How have your roles changed because of the pandemic?
Baldwin: The pattern is different for me. It’s not business as usual, but I also wasn’t privy to that “business as usual” in the same way. This is a time of big innovation and change. Not in a way that is threatening to the old ways; this can be a really wonderful opportunity to find a better way, a more inclusive way. So I think for me, it’s making sure that we all stay open to hearing the stories and listening to people and learning from one another.
Gillette: As would be expected, your answer would be the arts side, and my answer is on the other side of it, which is why we’re a good team.
Baldwin: I know, I was just going to say that!
Gillette: As a managing director, I’m in charge of X, Y, and Z, and then there’s a series of subtasks that allow me to execute the overall tasks. I was talking to my marketing manager this morning, and one of my jobs is to work with her and put together the program, proofreading, editing, ad sales. I don’t think programs are going to be a thing anymore. But it’s not like that task comes off my list. I need to think in a bigger picture: Why was the Jungle doing programs? Oh, OK. To acknowledge artists involved, to be partnership for our sponsors and our commercial relations. In this new world, how do we accomplish those same ends with some very different means?

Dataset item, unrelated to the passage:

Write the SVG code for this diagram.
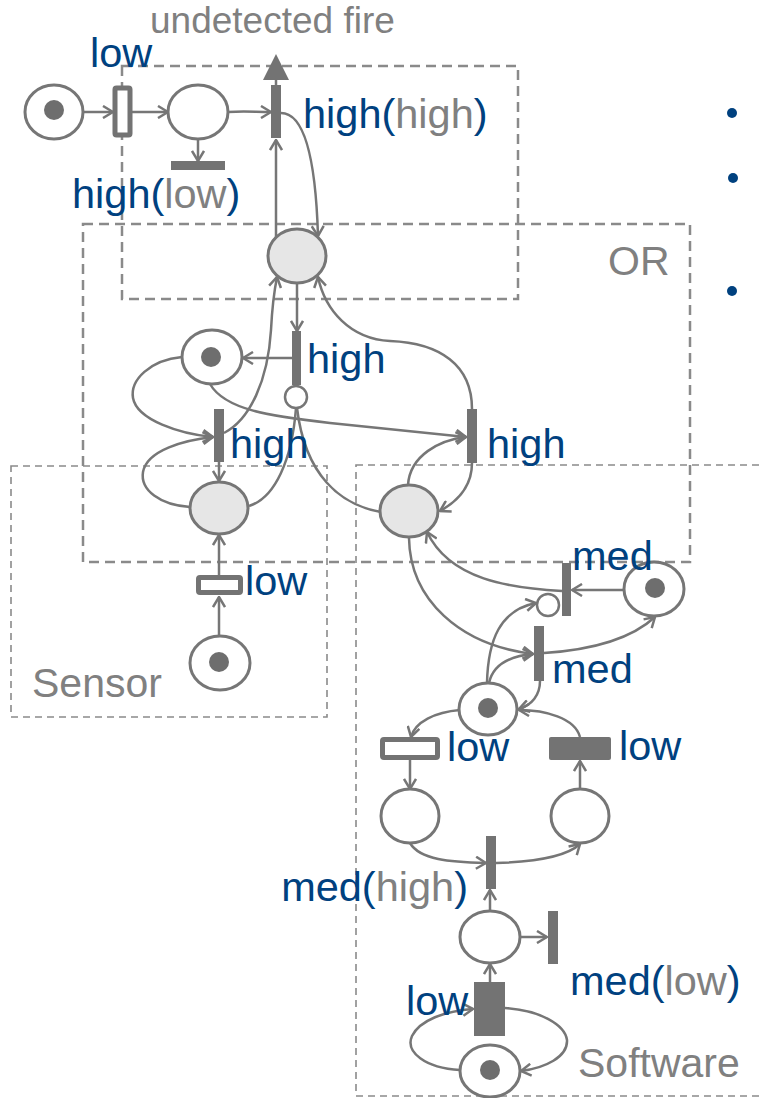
<svg xmlns="http://www.w3.org/2000/svg" width="760" height="1098" viewBox="0 0 760 1098">
  <style>
    .box { fill: none; stroke: #8a8a8a; stroke-width: 2.5; stroke-dasharray: 10 6; }
    .box-thin { fill: none; stroke: #8a8a8a; stroke-width: 1.6; stroke-dasharray: 7 5; }
    .place { fill: #ffffff; stroke: #767676; stroke-width: 3; }
    .shaded { fill: #e6e6e6; }
    .token { fill: #6e6e6e; }
    .bar { fill: #737373; }
    .hollow { fill: #ffffff; stroke: #737373; stroke-width: 5; }
    .arc { fill: none; stroke: #767676; stroke-width: 2.5; }
    .inhib { fill: #ffffff; stroke: #767676; stroke-width: 2.5; }
    .lbl { font-family: "Liberation Sans", Arial, sans-serif; font-size: 41.5px; fill: #00417f; }
    .grey { fill: #808080; }
    .note { font-family: "Liberation Sans", Arial, sans-serif; font-size: 41px; fill: #808080; }
    .bullet { fill: #00417f; }
  </style>
  <defs>
    <marker id="arr" viewBox="0 0 12 14" refX="11" refY="7" markerWidth="12" markerHeight="14" markerUnits="userSpaceOnUse" orient="auto">
      <path d="M1,1 L11,7 L1,13" fill="none" stroke="#767676" stroke-width="2.5"/>
    </marker>
  </defs>

  <!-- module boundaries -->
  <g id="boundaries">
    <rect class="box" x="122" y="66" width="396" height="233"/>
    <rect class="box" x="83" y="224" width="607" height="338"/>
    <rect class="box-thin" x="11" y="466" width="316" height="251"/>
    <rect class="box-thin" x="356" y="465" width="420" height="631"/>
  </g>

  <!-- arcs -->
  <g id="connectors">
    <path class="arc" marker-end="url(#arr)" d="M83,112 L113,112"/>
    <path class="arc" marker-end="url(#arr)" d="M132,112 L168,112"/>
    <path class="arc" marker-end="url(#arr)" d="M198,139 L198,161"/>
    <path class="arc" marker-end="url(#arr)" d="M228,112 C245,111 255,112 271,112"/>
    <path class="arc" d="M276,85 L276,78"/>
    <polygon fill="#737373" points="263,80 289,80 276,54"/>
    <path class="arc" marker-end="url(#arr)" d="M276,238 L276,140"/>
    <path class="arc" marker-end="url(#arr)" d="M281,113 C307,113 316,170 318,236"/>
    <path class="arc" marker-end="url(#arr)" d="M297,283 L297,331"/>
    <path class="arc" marker-end="url(#arr)" d="M292,358 L243,358"/>
    <path class="arc" marker-end="url(#arr)" d="M182,357 C150,360 130,380 133,398 C137,420 180,434 213,437"/>
    <path class="arc" marker-end="url(#arr)" d="M190,507 C160,505 140,490 143,472 C147,450 185,440 213,437"/>
    <path class="arc" marker-end="url(#arr)" d="M224,433 C250,420 268,380 271,330 C272,310 274,292 277,277"/>
    <path class="arc" d="M249,506 C275,498 292,460 296,408"/>
    <path class="arc" d="M381,512 C340,505 305,475 297,408"/>
    <path class="arc" marker-end="url(#arr)" d="M210,384 C225,410 270,416 330,423 C400,430 440,434 466,437"/>
    <path class="arc" marker-end="url(#arr)" d="M472,409 C472,365 440,343 390,341 C350,339 325,310 318,277"/>
    <path class="arc" marker-end="url(#arr)" d="M408,485 C410,455 440,440 466,437"/>
    <path class="arc" marker-end="url(#arr)" d="M472,463 C472,485 460,500 440,511"/>
    <path class="arc" marker-end="url(#arr)" d="M219,462 L219,481"/>
    <path class="arc" marker-end="url(#arr)" d="M219,575 L219,535"/>
    <path class="arc" marker-end="url(#arr)" d="M219,636 L219,597"/>
    <path class="arc" marker-end="url(#arr)" d="M409,538 C410,600 460,645 533,654"/>
    <path class="arc" marker-end="url(#arr)" d="M624,590 L572,590"/>
    <path class="arc" marker-end="url(#arr)" d="M562,591 C510,588 450,580 427,532"/>
    <path class="arc" marker-end="url(#arr)" d="M544,653 C590,650 630,640 655,617"/>
    <path class="arc" marker-end="url(#arr)" d="M540,681 C540,695 532,705 519,709"/>
    <path class="arc" marker-end="url(#arr)" d="M487,683 C488,640 500,610 536,603"/>
    <path class="arc" marker-end="url(#arr)" d="M489,683 C493,665 510,656 533,654"/>
    <path class="arc" marker-end="url(#arr)" d="M460,710 C435,712 415,722 411,737"/>
    <path class="arc" marker-end="url(#arr)" d="M580,737 C575,718 545,710 519,710"/>
    <path class="arc" marker-end="url(#arr)" d="M410,760 L410,789"/>
    <path class="arc" marker-end="url(#arr)" d="M580,789 L580,761"/>
    <path class="arc" marker-end="url(#arr)" d="M410,843 C420,860 450,862 486,863"/>
    <path class="arc" marker-end="url(#arr)" d="M496,863 C530,862 565,858 580,844"/>
    <path class="arc" marker-end="url(#arr)" d="M490,911 L490,890"/>
    <path class="arc" marker-end="url(#arr)" d="M521,937 L547,937"/>
    <path class="arc" marker-end="url(#arr)" d="M490,982 L490,964"/>
    <path class="arc" marker-end="url(#arr)" d="M460,1070 C425,1068 405,1052 412,1036 C420,1020 445,1011 473,1009"/>
    <path class="arc" marker-end="url(#arr)" d="M505,1008 C540,1010 565,1025 567,1040 C568,1057 545,1068 521,1071"/>
  </g>

  <!-- places -->
  <g id="p-start"><ellipse class="place" cx="54" cy="112" rx="29" ry="27"/><circle class="token" cx="54" cy="110" r="10"/></g>
  <g id="p-fire"><ellipse class="place" cx="198" cy="112" rx="30" ry="27"/></g>
  <g id="p-or"><ellipse class="place shaded" cx="297" cy="256" rx="29" ry="27"/></g>
  <g id="p-sensor-ok"><ellipse class="place" cx="212" cy="357" rx="30" ry="27"/><circle class="token" cx="211" cy="357" r="10"/></g>
  <g id="p-sensor-fail"><ellipse class="place shaded" cx="219" cy="508" rx="29" ry="26"/></g>
  <g id="p-software-fail"><ellipse class="place shaded" cx="409" cy="511" rx="29" ry="26"/></g>
  <g id="p-sensor"><ellipse class="place" cx="220" cy="663" rx="30" ry="27"/><circle class="token" cx="219" cy="662" r="10"/></g>
  <g id="p-watch"><ellipse class="place" cx="654" cy="589" rx="30" ry="27"/><circle class="token" cx="655" cy="588" r="10"/></g>
  <g id="p-sw-ok"><ellipse class="place" cx="488" cy="709" rx="29" ry="26"/><circle class="token" cx="488" cy="708" r="10"/></g>
  <g id="p-a"><ellipse class="place" cx="410" cy="816" rx="29" ry="27"/></g>
  <g id="p-b"><ellipse class="place" cx="580" cy="816" rx="29" ry="27"/></g>
  <g id="p-c"><ellipse class="place" cx="490" cy="937" rx="30" ry="26"/></g>
  <g id="p-sw"><ellipse class="place" cx="490" cy="1071" rx="30" ry="26"/><circle class="token" cx="490" cy="1070" r="10"/></g>

  <!-- inhibitor ends -->
  <g id="inhibitors">
    <circle class="inhib" cx="296" cy="397" r="11"/>
    <circle class="inhib" cx="548" cy="605" r="11"/>
  </g>

  <!-- transitions -->
  <g id="t-low-top"><rect class="hollow" x="115" y="88" width="15" height="47" rx="1.5"/></g>
  <g id="t-high-low"><rect class="bar" x="171" y="161" width="54" height="9"/></g>
  <g id="t-high-high"><rect class="bar" x="271" y="85" width="10" height="53"/></g>
  <g id="t-or-reset"><rect class="bar" x="292" y="331" width="9" height="54"/></g>
  <g id="t-sensor-high"><rect class="bar" x="214" y="409" width="10" height="53"/></g>
  <g id="t-sw-high"><rect class="bar" x="467" y="409" width="10" height="54"/></g>
  <g id="t-sensor-low"><rect class="hollow" x="198.5" y="577.5" width="42" height="15" rx="1.5"/></g>
  <g id="t-med-1"><rect class="bar" x="562" y="563" width="9" height="53"/></g>
  <g id="t-med-2"><rect class="bar" x="534" y="626" width="10" height="55"/></g>
  <g id="t-low-1"><rect class="hollow" x="382.5" y="739.5" width="55" height="18" rx="1.5"/></g>
  <g id="t-low-2"><rect class="bar" x="549" y="737" width="62" height="23" rx="2"/></g>
  <g id="t-med-high"><rect class="bar" x="486" y="836" width="10" height="53"/></g>
  <g id="t-med-low"><rect class="bar" x="548" y="911" width="10" height="53"/></g>
  <g id="t-low-big"><rect class="bar" x="474" y="982" width="31" height="54"/></g>

  <!-- labels -->
  <g id="labels">
    <text class="note" x="150" y="33" style="font-size:37px">undetected fire</text>
    <text class="lbl" x="90" y="67">low</text>
    <text class="lbl" x="303" y="128">high(<tspan class="grey">high</tspan>)</text>
    <text class="lbl" x="72" y="208">high(<tspan class="grey">low</tspan>)</text>
    <text class="note" x="608" y="275">OR</text>
    <text class="lbl" x="307" y="373">high</text>
    <text class="lbl" x="230" y="458">high</text>
    <text class="lbl" x="487" y="458">high</text>
    <text class="lbl" x="245" y="595">low</text>
    <text class="note" x="32" y="697">Sensor</text>
    <text class="lbl" x="572" y="570">med</text>
    <text class="lbl" x="552" y="683">med</text>
    <text class="lbl" x="447" y="761">low</text>
    <text class="lbl" x="619" y="760">low</text>
    <text class="lbl" x="468" y="901" text-anchor="end">med(<tspan class="grey">high</tspan>)</text>
    <text class="lbl" x="570" y="995">med(<tspan class="grey">low</tspan>)</text>
    <text class="lbl" x="406" y="1015">low</text>
    <text class="note" x="578" y="1077">Software</text>
  </g>

  <!-- bullet marks -->
  <g id="bullets">
    <circle class="bullet" cx="732" cy="113" r="5"/>
    <circle class="bullet" cx="733" cy="178" r="5"/>
    <circle class="bullet" cx="732" cy="291" r="5"/>
  </g>
</svg>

Baldwin: I have to say that I am in a very privileged position to be able to work with the likes of Robin Gillette. And it’s true—I would say this if you weren’t listening and I wasn’t trying to bum a dollar off you, Robin [laughs]. There’s been so much that just feels organically right, and one of those things is being able to work with Robin because she has this amazing, amazing diverse wealth and experience and integrity. It just made my job—I don’t want to say easier, but it’s been deeper because the questions she asks and the challenges she puts out there allow us to go deeper as an organization to find better ways.
Gillette: Thank you!
Baldwin: Well, you’re welcome. Now can I have a dollar?
This interview has been edited for style, length, and clarity.